Once again we found ourselves in the park gift shop, perusing the postcard racks, which we have found is really a great way to last-minute half-ass “plan” a trip if you’re too lazy (like us) to look anything up beforehand. We were on our way out of the park until we saw a postcard for Clingmans Dome. Mid-century + space-age + observation tower + concrete structure + highest point in the Great Smokies + easily accessible = right up our alley.
At over 6,600 feet, Clingmans Dome is the highest point in Great Smoky Mountains, in Tennessee, and the 3rd highest point East of the Mississsippi. It is also the highest point on the AT from Georgia to Maine. Luckily for us and our fellow tourists, getting to the observation tower was a relatively easy, though steep, .5 mi hike uphill on a paved trail.
When we began our hike, the visibility from the trail was amazing — the bluest of blue skies, sunshine, trees all day. We wanted to get on with our hike so we decided to wait and take photos of the view until after our hike. As we walked toward the tower the hot afternoon sun beamed down on us and, combined with the heated effort it took to hike the steep hill, made us wish we hadn’t dressed in so many layers.
Upon arriving at the observation tower Sly told me to run up the ramp so he could take our standard “Veronika looking out onto the landscape photo.” I ran up the ramp, arrived at the tower, and peered out. In literally a matter of minutes, while standing at my post, the clouds blew in and covered the entire mountain top in “smoke.” I motioned for Sly to hurry up the ramp before the entire view was lost.
I could barely see the tops of the trees by the time Sly arrived. We thought initially that maybe the clouds would continue blowing, but after waiting in the observation tower for about 15 minutes we gave up and made our way back down the ramp. It was then that it started to sprinkle. Then it poured. Huge icy droplets of rain unleashed from thick black clouds accompanied by an angry wind dead-set on blowing every single person off the mountain.
As people took cover under trees and shrubs we raced down the trail, pausing to dry off a bit in the now overly-crowded (and tiny) gift shop, before running back into the cold rain to the shelter of our car. So much for taking those photos of the view.
We huddled in our car, heat blowing at full speed, trying to discreetly change out of our wet clothing while parked in the parking lot. Sometimes postcard planning has its pitfalls. If we had planned a little better we may have started earlier in the afternoon, parked a little closer. taken photos of the view while it was clear, and packed rain gear.
But then, where would be the fun in that?

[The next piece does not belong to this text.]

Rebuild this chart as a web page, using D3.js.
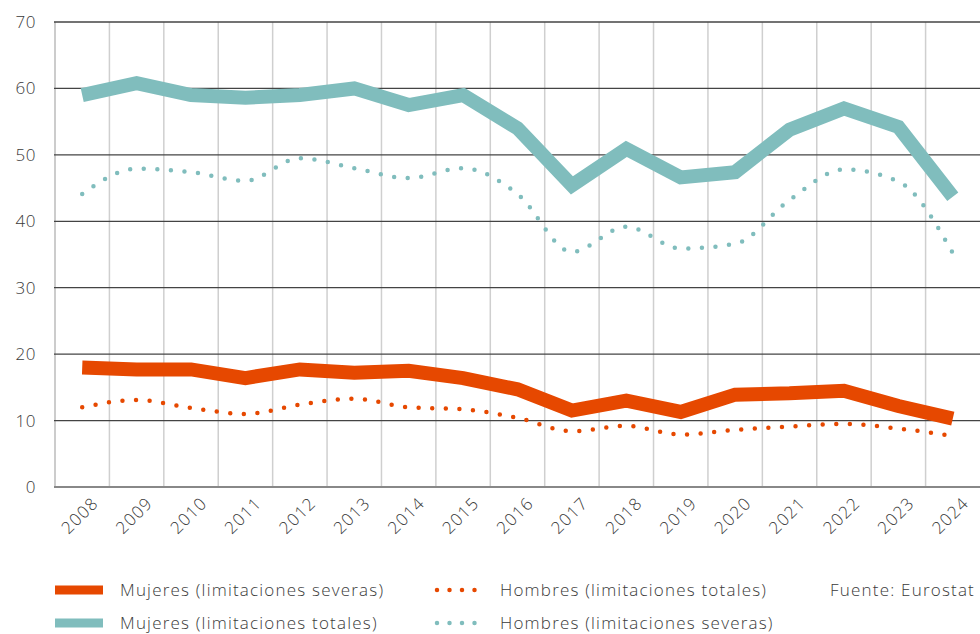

Clingmans Dome // FREE / .5 mi paved trail to summit then another short climb up the ramp to the observation tower. The hike is short, but steep, and took us about 20 minutes or so to hike. / Parking, restrooms, and gift shop available. // The downside to postcard planning is that postcards usually highlight the most popular attractions with the most people, and this was certainly the case with Clingmans Dome. The parking lot was filled with cars and tour buses when we arrived. If you’re driving through the Great Smokies and don’t have plans on going on a real hike, then this is a good place to stop and check out the view. On a clear day, and even on a foggy/’smoky’ day, the panoramic views are pretty spectacular. The downside is that you will have to share it with many many people. If you don’t have much time in the park, then definitely stop. Otherwise, if you’re willing, hike to the top of Mt. LeConte for a more private view of the Great Smokies. TIP: Sunsets are supposedly really spectacular here.